What you need to do: Copy exactly the lines from the start of the material through the line with "import * as d3 from 'd3'". Pictures stay out of the copy.

Data supplied:
"""

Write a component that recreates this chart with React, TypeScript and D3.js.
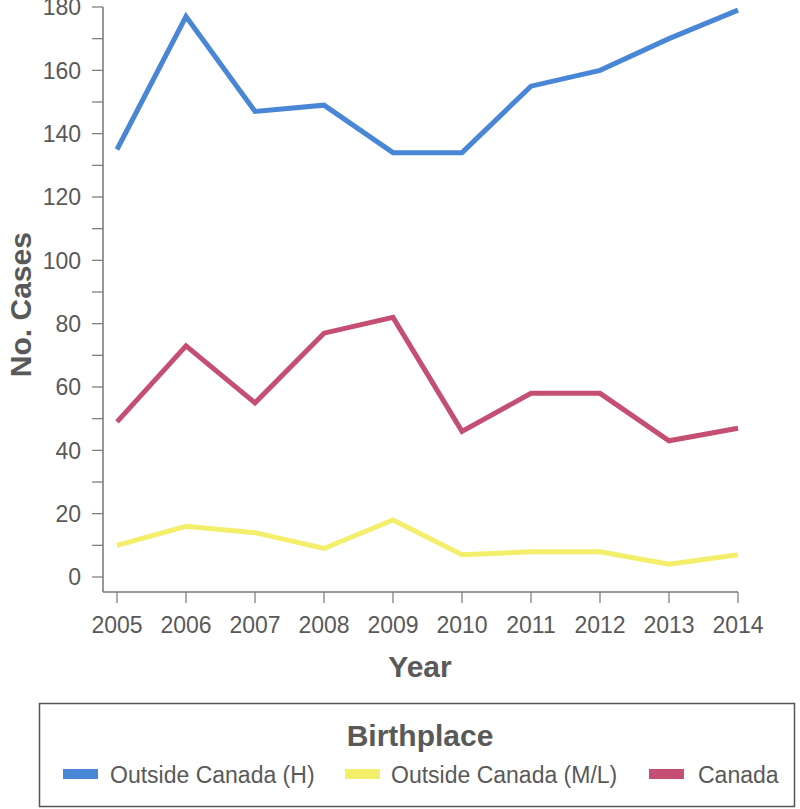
import React from 'react'
import * as d3 from 'd3'

const years = [2005, 2006, 2007, 2008, 2009, 2010, 2011, 2012, 2013, 2014]
const outsideH = [135, 177, 147, 149, 134, 134, 155, 160, 170, 179]
const outsideML = [10, 16, 14, 9, 18, 7, 8, 8, 4, 7]
const canada = [49, 73, 55, 77, 82, 46, 58, 58, 43, 47]
const seriesNames = ['Outside Canada (H)', 'Outside Canada (M/L)', 'Canada']
const seriesColors = ['#4a86d6', '#f4ef6a', '#c44f72']
const yTicks = [0, 20, 40, 60, 80, 100, 120, 140, 160, 180]
const yMinor = d3.range(0, 181, 10)

const font = 'Liberation Sans, Arial, sans-serif'
const textColor = '#595959'
const axisColor = '#767676'

export default function App() {
  const width = 800, height = 809
  const x = d3.scaleLinear().domain([2005, 2014]).range([117, 738])
  const y = d3.scaleLinear().domain([0, 180]).range([577, 7])
  const axisLeft = 103, axisBottom = 592

  const line = d3.line<number>()
    .x((d, i) => x(years[i]))
    .y(d => y(d))

  const allSeries = [outsideH, outsideML, canada]
  // legend layout: swatch x, text x
  const legendItems = [
    { sw: 63, tx: 110 },
    { sw: 345, tx: 391 },
    { sw: 649, tx: 698 },
  ]

  return (
    <svg width={width} height={height} style={{ position: 'absolute', left: 0, top: 0, background: '#fff' }}
      fontFamily={font}>
      {/* y axis */}
      <line x1={axisLeft} x2={axisLeft} y1={y(180)} y2={axisBottom} stroke={axisColor} strokeWidth={1.5} />
      {yMinor.map(t => (
        <line key={'ym' + t} x1={axisLeft - 11} x2={axisLeft} y1={y(t)} y2={y(t)} stroke={axisColor} strokeWidth={1.2} />
      ))}
      {yTicks.map(t => (
        <text key={'yt' + t} x={81} y={y(t)} dy="0.36em" textAnchor="end" fontSize={23} fill={textColor}>{t}</text>
      ))}
      {/* x axis */}
      <line x1={axisLeft} x2={x(2014)} y1={axisBottom} y2={axisBottom} stroke={axisColor} strokeWidth={1.5} />
      {years.map(yr => (
        <g key={'xt' + yr}>
          <line x1={x(yr)} x2={x(yr)} y1={axisBottom} y2={axisBottom + 11} stroke={axisColor} strokeWidth={1.2} />
          <text x={x(yr)} y={633} textAnchor="middle" fontSize={23} fill={textColor}>{yr}</text>
        </g>
      ))}
      {/* axis titles */}
      <text x={420} y={677} textAnchor="middle" fontSize={30} fontWeight="bold" fill={textColor}>Year</text>
      <text transform={`translate(31,${y(86)}) rotate(-90)`} textAnchor="middle" fontSize={30} fontWeight="bold" fill={textColor}>No. Cases</text>

      {/* lines */}
      {allSeries.map((s, i) => (
        <path key={'s' + i} d={line(s) || ''} fill="none" stroke={seriesColors[i]} strokeWidth={5} strokeLinejoin="miter" />
      ))}

      {/* legend */}
      <rect x={39.5} y={703.5} width={755} height={103} fill="none" stroke="#555" strokeWidth={1.5} />
      <text x={420} y={746} textAnchor="middle" fontSize={30} fontWeight="bold" fill={textColor}>Birthplace</text>
      {seriesNames.map((n, i) => (
        <g key={'lg' + i}>
          <rect x={legendItems[i].sw} y={769} width={35} height={10} fill={seriesColors[i]} />
          <text x={legendItems[i].tx} y={783} fontSize={23} fill={textColor}>{n}</text>
        </g>
      ))}
    </svg>
  )
}
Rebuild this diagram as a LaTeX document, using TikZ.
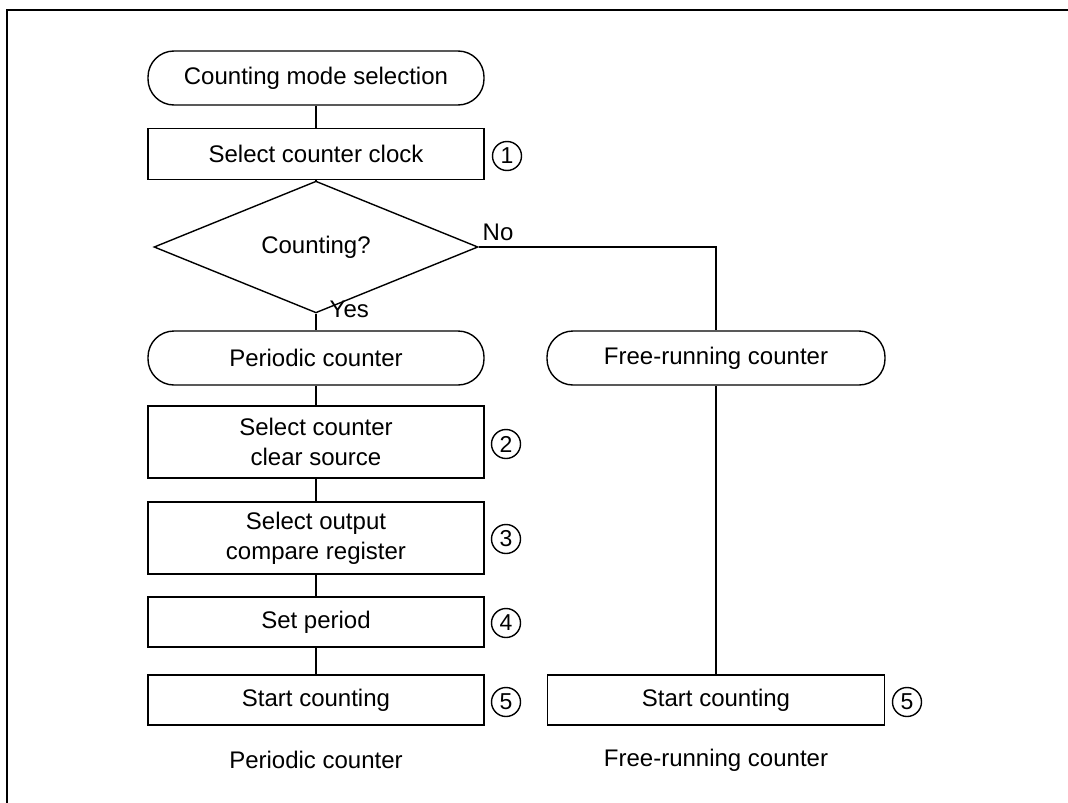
\documentclass[tikz,border=0pt]{standalone}
\usepackage{fontspec}
\setmainfont{Liberation Sans}
\usetikzlibrary{shapes.geometric}
\begin{document}
\begin{tikzpicture}[x=1pt,y=-1pt,
  line width=1.4pt,
  every node/.style={font=\fontsize{24}{30}\selectfont},
  term/.style={draw, rounded corners=26pt, minimum width=336pt, minimum height=54pt, inner sep=0pt},
  proc/.style={draw, minimum width=336pt, minimum height=51pt, inner sep=0pt, align=center},
  proctall/.style={proc, minimum height=72pt},
  dec/.style={draw, diamond, minimum width=324pt, minimum height=94pt, inner sep=0pt},
  num/.style={draw, circle, minimum size=29pt, inner sep=0pt, line width=1.4pt, font=\fontsize{23}{23}\selectfont},
  lbl/.style={inner sep=0pt}]
\useasboundingbox (0,0) rectangle (1068,803);
\draw[line width=2pt] (7,803) -- (7,10) -- (1068,10);

\node[term] (t1) at (316,78) {Counting mode selection};
\node[proc] (b1) at (316,154) {Select counter clock};
\node[num] (n1) at (507,156) {1};
\node[dec] (d) at (316,247) {Counting?};
\node[term] (t2) at (316,358) {Periodic counter};
\node[proctall] (b2) at (316,442) {Select counter\\clear source};
\node[num] (n2) at (506,444) {2};
\node[proctall] (b3) at (316,538) {Select output\\compare register};
\node[num] (n3) at (506,539) {3};
\node[proc, minimum height=50pt] (b4) at (316,622) {Set period};
\node[num] (n4) at (506,623) {4};
\node[proc, minimum height=50pt] (b5) at (316,700) {Start counting};
\node[num] (n5) at (506,702) {5};
\node[term, minimum width=338pt] (t3) at (716,358) {Free-running counter};
\node[proc, minimum width=337pt, minimum height=50pt] (r5) at (716,700) {Start counting};
\node[num] (n6) at (907,702) {5};
\node[lbl] (l1) at (316,760) {Periodic counter};
\node[lbl] (l2) at (716,760) {Free-running counter};
\node[lbl, anchor=west] (yes) at (329,309) {Yes};
\node[lbl, anchor=west] (no) at (482,232) {No};

\coordinate (c) at (716,247);
\draw (t1) -- (b1);
\draw (b1) -- (d);
\draw (d.south) -- (t2.north);
\draw (d.east) -- (c) -- (t3.north);
\draw (t2) -- (b2);
\draw (b2) -- (b3);
\draw (b3) -- (b4);
\draw (b4) -- (b5);
\draw (t3) -- (r5);
\end{tikzpicture}
\end{document}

"""

Output for this exercise:
Write a component that recreates this chart with React, TypeScript and D3.js.
import React from 'react'
import * as d3 from 'd3'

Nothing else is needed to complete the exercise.